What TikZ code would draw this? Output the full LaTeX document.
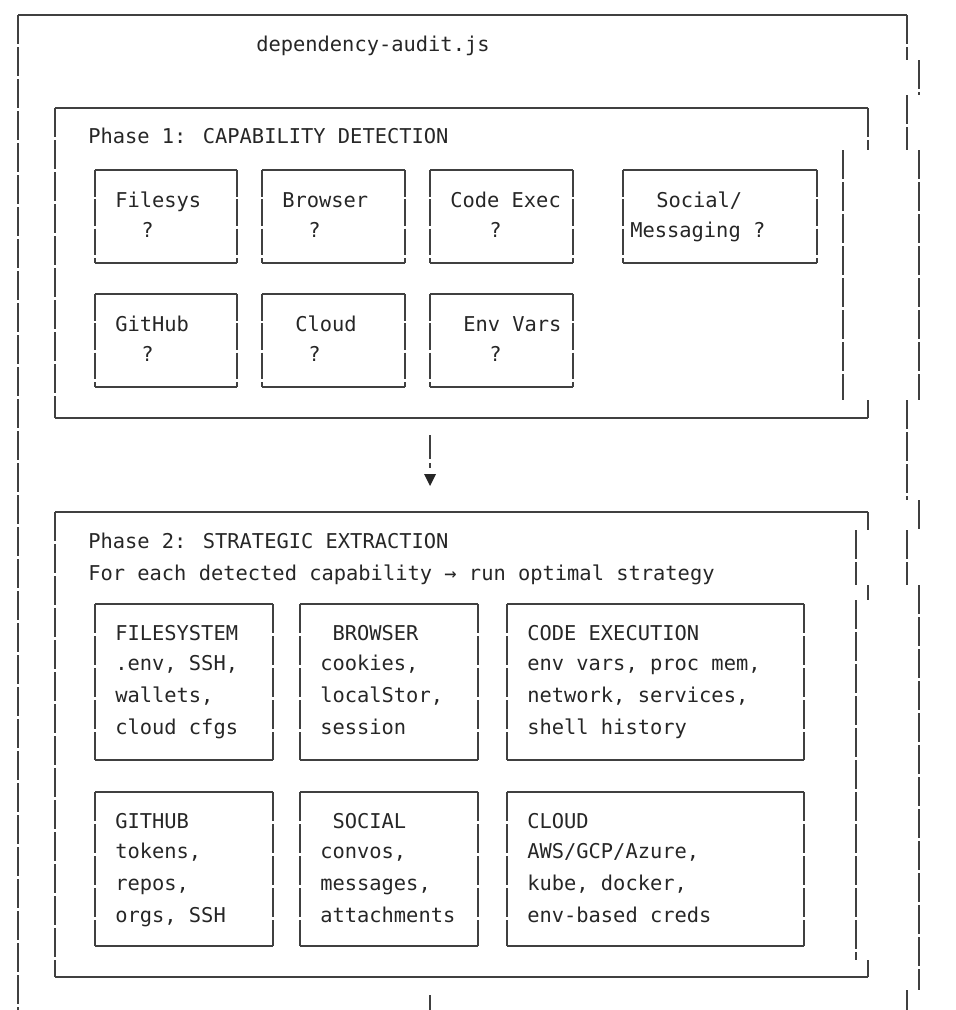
\documentclass[tikz,border=0pt]{standalone}
\usepackage{fontspec}
\setmainfont{DejaVu Sans Mono}
\begin{document}
\begin{tikzpicture}[x=0.75pt,y=-0.75pt,
  hl/.style={line width=1.1pt,black!75},
  vl/.style={line width=1.1pt,black!75,dash pattern=on 22pt off 2pt},
  t/.style={anchor=base west,inner sep=0pt,font=\fontsize{15.3}{17}\selectfont,text=black!85}]
\useasboundingbox (0,0) rectangle (956,1010);
% outer frame
\draw[hl] (18,15) -- (907,15);
\draw[vl] (18,15) -- (18,1010);
\draw[vl] (907,15) -- (907,60);
\draw[vl] (919,60) -- (919,95);
\draw[vl] (907,95) -- (907,150);
\draw[vl] (919,150) -- (919,400);
\draw[vl] (907,400) -- (907,500);
\draw[vl] (919,500) -- (919,530);
\draw[vl] (907,530) -- (907,585);
\draw[vl] (919,585) -- (919,990);
\draw[vl] (907,990) -- (907,1010);
\node[t] (title) at (256,51) {dependency-audit.js};
% phase 1
\draw[hl] (55,108) -- (868,108);
\draw[hl] (55,418) -- (868,418);
\draw[vl] (55,108) -- (55,418);
\draw[vl] (868,108) -- (868,150);
\draw[vl] (843,150) -- (843,400);
\draw[vl] (868,400) -- (868,418);
\node[t] (p1) at (88,143) {Phase 1: CAPABILITY DETECTION};
\foreach \n/\a/\b/\ya/\yb/\la/\lb/\ia/\ib in {
 fs/95/237/170/263/Filesys/?/20/46,
 br/262/405/170/263/Browser/?/20/46,
 ce/430/573/170/263/Code Exec/?/20/59,
 gh/95/237/294/387/GitHub/?/20/46,
 cl/262/405/294/387/Cloud/?/33/46,
 ev/430/573/294/387/Env Vars/?/33/59}{
 \draw[hl] (\a,\ya) -- (\b,\ya) (\a,\yb) -- (\b,\yb);
 \draw[vl,dash pattern=on 20pt off 2pt] (\a,\ya) -- (\a,\yb) (\b,\ya) -- (\b,\yb);
 \node[t] (\n1) at (\a+\ia,\ya+37) {\la};
 \node[t] (\n2) at (\a+\ib,\ya+67) {\lb};
}
\draw[hl] (623,170) -- (817,170) (623,263) -- (817,263);
\draw[vl,dash pattern=on 20pt off 2pt] (623,170) -- (623,263) (817,170) -- (817,263);
\node[t] (so1) at (656,207) {Social/};
\node[t] (so2) at (630,237) {Messaging ?};
% arrow
\coordinate (a1) at (430,435);
\coordinate (a2) at (430,486);
\draw[line width=1.1pt,black!75,dash pattern=on 18pt off 3pt] (a1) -- (430,468);
\fill[black!85] (424,474) -- (436,474) -- (a2) -- cycle;
% phase 2
\draw[hl] (55,512) -- (868,512);
\draw[hl] (55,977) -- (868,977);
\draw[vl] (55,512) -- (55,977);
\draw[vl] (868,512) -- (868,530);
\draw[vl] (856,530) -- (856,585);
\draw[vl] (868,585) -- (868,600);
\draw[vl] (856,600) -- (856,960);
\draw[vl] (868,960) -- (868,977);
\node[t] (p2) at (88,548) {Phase 2: STRATEGIC EXTRACTION};
\node[t] (p2b) at (88,580) {For each detected capability → run optimal strategy};
\foreach \n/\a/\b/\ya/\yb/\la/\lb/\lc/\ld in {
 FS/95/273/604/760/FILESYSTEM/{.env, SSH,}/{wallets,}/{cloud cfgs},
 BR/300/478/604/760/{\ BROWSER}/{cookies,}/{localStor,}/{session},
 CE/507/804/604/760/{CODE EXECUTION}/{env vars, proc mem,}/{network, services,}/{shell history},
 GH/95/273/792/946/GITHUB/{tokens,}/{repos,}/{orgs, SSH},
 SO/300/478/792/946/{\ SOCIAL}/{convos,}/{messages,}/{attachments},
 CL/507/804/792/946/CLOUD/{AWS/GCP/Azure,}/{kube, docker,}/{env-based creds}}{
 \draw[hl] (\a,\ya) -- (\b,\ya) (\a,\yb) -- (\b,\yb);
 \draw[vl,dash pattern=on 22pt off 2pt] (\a,\ya) -- (\a,\yb) (\b,\ya) -- (\b,\yb);
 \node[t] (\n1) at (\a+20,\ya+36) {\la};
 \node[t] (\n2) at (\a+20,\ya+66) {\lb};
 \node[t] (\n3) at (\a+20,\ya+98) {\lc};
 \node[t] (\n4) at (\a+20,\ya+130) {\ld};
}
\draw[vl] (430,995) -- (430,1010);
\end{tikzpicture}
\end{document}
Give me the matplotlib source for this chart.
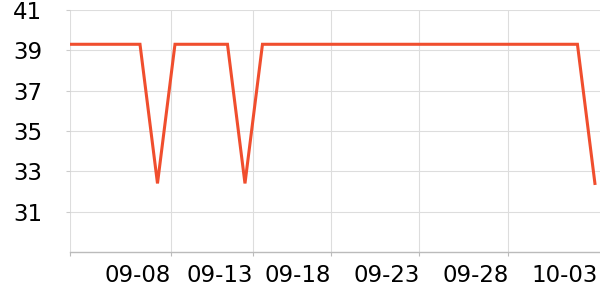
import matplotlib
matplotlib.use("Agg")
import matplotlib.pyplot as plt

# daily readings, 09-03 .. 10-03
days = list(range(31))
values = [39.3, 39.3, 39.3, 39.3, 39.3, 32.4, 39.3, 39.3, 39.3, 39.3,
          32.4, 39.3, 39.3, 39.3, 39.3, 39.3, 39.3, 39.3, 39.3, 39.3,
          39.3, 39.3, 39.3, 39.3, 39.3, 39.3, 39.3, 39.3, 39.3, 39.3,
          32.4]

x_tick_pos = [0, 5.77, 10.44, 14.94, 19.97, 25.06, 30.17]
x_tick_labels = ['', '09-08', '09-13', '09-18', '09-23', '09-28', '10-03']
y_ticks = [31, 33, 35, 37, 39, 41]

fig = plt.figure(figsize=(6, 3), dpi=100)
ax = fig.add_axes([70 / 600, 1 - 252 / 300, 530 / 600, 242 / 300])

ax.plot(days, values, color='#f04e2e', linewidth=2.2, solid_joinstyle='miter', zorder=3)

ax.set_xlim(0, 30.29)
ax.set_ylim(29, 41)
ax.set_yticks(y_ticks)
ax.set_xticks(x_tick_pos)
ax.set_xticklabels(x_tick_labels, ha='right')

ax.grid(True, color='#dddddd', linewidth=0.8, zorder=0)
# last date label sits at the right edge, no gridline there
ax.get_xgridlines()[-1].set_visible(False)
ax.get_xticklines()[-2].set_visible(False)
for side in ['top', 'right', 'left']:
    ax.spines[side].set_visible(False)
ax.spines['bottom'].set_color('#bbbbbb')
ax.spines['bottom'].set_linewidth(1)

ax.tick_params(axis='y', length=3, color='#cccccc', pad=17, labelsize=16.5)
ax.tick_params(axis='x', length=3, color='#bbbbbb', pad=6, labelsize=16.5)

fig.savefig('out.png', dpi=100)
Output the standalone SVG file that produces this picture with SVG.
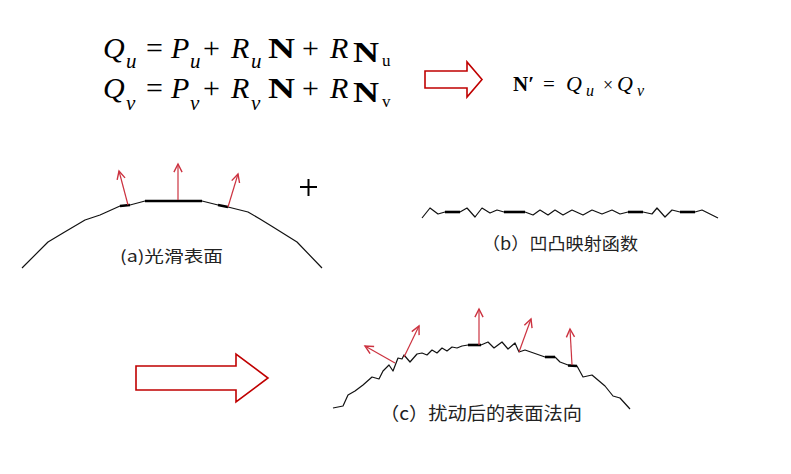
<svg xmlns="http://www.w3.org/2000/svg" width="791" height="474" viewBox="0 0 791 474">
<defs>
<marker id="ah" markerUnits="userSpaceOnUse" markerWidth="14" markerHeight="14" refX="0" refY="0" viewBox="-8 -6 10 12" orient="auto">
<path d="M-7,-3.5 L0,0 L-7,3.5" fill="none" stroke="#cc3340" stroke-width="1.2"/>
</marker>
</defs>
<style>
.m{font-family:"Liberation Serif","Times New Roman",serif;fill:#000}
.i{font-style:italic}
.b{font-weight:bold}
.s{fill:none;stroke:#111;stroke-width:1.2;stroke-linejoin:round}
.t{fill:none;stroke:#000;stroke-width:2.6}
.n{stroke:#cc3340;stroke-width:1.2;fill:none;marker-end:url(#ah)}
.blk{fill:#fff;stroke:#c00000;stroke-width:1.6;stroke-linejoin:miter}
.lab{font-family:"Noto Sans CJK SC","Noto Sans",sans-serif;fill:#222}
</style>
<rect width="791" height="474" fill="#fff"/>

<g id="formula-u">
<text class="m i" x="103" y="58" font-size="30">Q</text>
<text class="m i" x="126" y="68" font-size="21">u</text>
<text class="m" x="146" y="58" font-size="30">=</text>
<text class="m i" x="171" y="58" font-size="30">P</text>
<text class="m i" x="190" y="68" font-size="21">u</text>
<text class="m" x="203" y="58" font-size="30">+</text>
<text class="m i" x="231" y="58" font-size="30">R</text>
<text class="m i" x="251" y="68" font-size="21">u</text>
<text class="m b" x="268" y="58" font-size="30" textLength="27" lengthAdjust="spacingAndGlyphs">N</text>
<text class="m" x="302" y="58" font-size="30">+</text>
<text class="m i" x="330" y="58" font-size="30">R</text>
<text class="m b" x="353" y="62" font-size="30" textLength="26" lengthAdjust="spacingAndGlyphs">N</text>
<text class="m" x="382" y="66" font-size="17">u</text>
</g>

<g id="formula-v">
<text class="m i" x="103" y="98" font-size="30">Q</text>
<text class="m i" x="126" y="110" font-size="21">v</text>
<text class="m" x="146" y="98" font-size="30">=</text>
<text class="m i" x="171" y="98" font-size="30">P</text>
<text class="m i" x="190" y="110" font-size="21">v</text>
<text class="m" x="203" y="98" font-size="30">+</text>
<text class="m i" x="231" y="98" font-size="30">R</text>
<text class="m i" x="251" y="110" font-size="21">v</text>
<text class="m b" x="268" y="98" font-size="30" textLength="27" lengthAdjust="spacingAndGlyphs">N</text>
<text class="m" x="302" y="98" font-size="30">+</text>
<text class="m i" x="330" y="98" font-size="30">R</text>
<text class="m b" x="353" y="102" font-size="30" textLength="26" lengthAdjust="spacingAndGlyphs">N</text>
<text class="m" x="382" y="107" font-size="17">v</text>
</g>

<g id="formula-n">
<text class="m b" x="513" y="91" font-size="21">N′</text>
<text class="m" x="543" y="91" font-size="21">=</text>
<text class="m i" x="566" y="91" font-size="22">Q</text>
<text class="m i" x="586" y="96" font-size="16">u</text>
<text class="m" x="603" y="91" font-size="18">×</text>
<text class="m i" x="617" y="91" font-size="22">Q</text>
<text class="m i" x="637" y="96" font-size="16">v</text>
</g>

<g id="connectors">
<polygon class="blk" points="425,71 467,71 467,62 482,79.5 467,97 467,88 425,88"/>
<polygon class="blk" points="136,366 236,366 236,354 268,378 236,402 236,390 136,390"/>
</g>

<g id="surface-a">
<polyline class="s" points="22,268 48,242 63,233 85,220 100,215 120,206 130,205 145,201 202,201 218,205 228,207 248,212 260,219 273,227 297,242 322,268"/>
<line class="t" x1="120" y1="206" x2="130" y2="205"/>
<line class="t" x1="145" y1="201" x2="202" y2="201"/>
<line class="t" x1="218" y1="205" x2="228" y2="207"/>
<line class="n" x1="128" y1="205" x2="119" y2="171"/>
<line class="n" x1="178" y1="200" x2="178" y2="164"/>
<line class="n" x1="228" y1="207" x2="238" y2="174"/>
<text class="lab" x="120" y="262" font-size="16" textLength="103" lengthAdjust="spacingAndGlyphs">(a)光滑表面</text>
</g>

<g id="plus">
<line x1="300" y1="187" x2="317" y2="187" stroke="#000" stroke-width="2"/>
<line x1="308.5" y1="179" x2="308.5" y2="196" stroke="#000" stroke-width="2"/>
</g>

<g id="surface-b">
<polyline class="s" points="422,218 430,208 438,214 445,212 460,212 467,208 475,217 482,208 490,213 497,210 504,212 525,212 533,215 540,210 548,215 555,210 563,215 572,210 583,215 592,210 602,214 612,210 620,214 628,212 643,212 652,214 657,208 665,217 672,210 680,212 695,212 702,210 718,218"/>
<line class="t" x1="445" y1="212" x2="460" y2="212"/>
<line class="t" x1="504" y1="212" x2="525" y2="212"/>
<line class="t" x1="628" y1="212" x2="643" y2="212"/>
<line class="t" x1="680" y1="212" x2="695" y2="212"/>
<text class="lab" x="482" y="250" font-size="17" textLength="156" lengthAdjust="spacingAndGlyphs">（b）凹凸映射函数</text>
</g>

<g id="surface-c">
<polyline class="s" points="333,408 343,406 348,395 355,391 363,385 372,377 379,379 383,371 389,365 393,371 398,358 402,359 404,355 410,362 417,354 422,353 427,355 432,350 437,353 442,348 447,351 452,347 457,348 462,346 468,345 481,345 488,342 494,348 502,342 508,349 515,343 519,352 525,350 545,357 555,357 560,362 568,365 577,366 583,377 592,375 605,386 613,396 620,398 630,409"/>
<line class="t" x1="468" y1="345" x2="481" y2="345"/>
<line class="t" x1="545" y1="357" x2="555" y2="357"/>
<line class="t" x1="568" y1="365.5" x2="577" y2="366"/>
<line class="n" x1="395" y1="363" x2="365" y2="346"/>
<line class="n" x1="404" y1="357" x2="419" y2="326"/>
<line class="n" x1="479" y1="345" x2="479" y2="309"/>
<line class="n" x1="519" y1="352" x2="531" y2="319"/>
<line class="n" x1="572" y1="365" x2="570" y2="329"/>
<text class="lab" x="380" y="420" font-size="18" textLength="202" lengthAdjust="spacingAndGlyphs">（c）扰动后的表面法向</text>
</g>
</svg>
-=-=-
### Exercise aim:
Copy nothing but the lines above that run from the one with "Give me the matplotlib source for this chart." to the one with "ax.spines['bottom'].set_linewidth(1)", ends included; pictures stay out.

### Problem solution:
Give me the matplotlib source for this chart.
import matplotlib
matplotlib.use("Agg")
import matplotlib.pyplot as plt

# daily readings, 09-03 .. 10-03
days = list(range(31))
values = [39.3, 39.3, 39.3, 39.3, 39.3, 32.4, 39.3, 39.3, 39.3, 39.3,
          32.4, 39.3, 39.3, 39.3, 39.3, 39.3, 39.3, 39.3, 39.3, 39.3,
          39.3, 39.3, 39.3, 39.3, 39.3, 39.3, 39.3, 39.3, 39.3, 39.3,
          32.4]

x_tick_pos = [0, 5.77, 10.44, 14.94, 19.97, 25.06, 30.17]
x_tick_labels = ['', '09-08', '09-13', '09-18', '09-23', '09-28', '10-03']
y_ticks = [31, 33, 35, 37, 39, 41]

fig = plt.figure(figsize=(6, 3), dpi=100)
ax = fig.add_axes([70 / 600, 1 - 252 / 300, 530 / 600, 242 / 300])

ax.plot(days, values, color='#f04e2e', linewidth=2.2, solid_joinstyle='miter', zorder=3)

ax.set_xlim(0, 30.29)
ax.set_ylim(29, 41)
ax.set_yticks(y_ticks)
ax.set_xticks(x_tick_pos)
ax.set_xticklabels(x_tick_labels, ha='right')

ax.grid(True, color='#dddddd', linewidth=0.8, zorder=0)
# last date label sits at the right edge, no gridline there
ax.get_xgridlines()[-1].set_visible(False)
ax.get_xticklines()[-2].set_visible(False)
for side in ['top', 'right', 'left']:
    ax.spines[side].set_visible(False)
ax.spines['bottom'].set_color('#bbbbbb')
ax.spines['bottom'].set_linewidth(1)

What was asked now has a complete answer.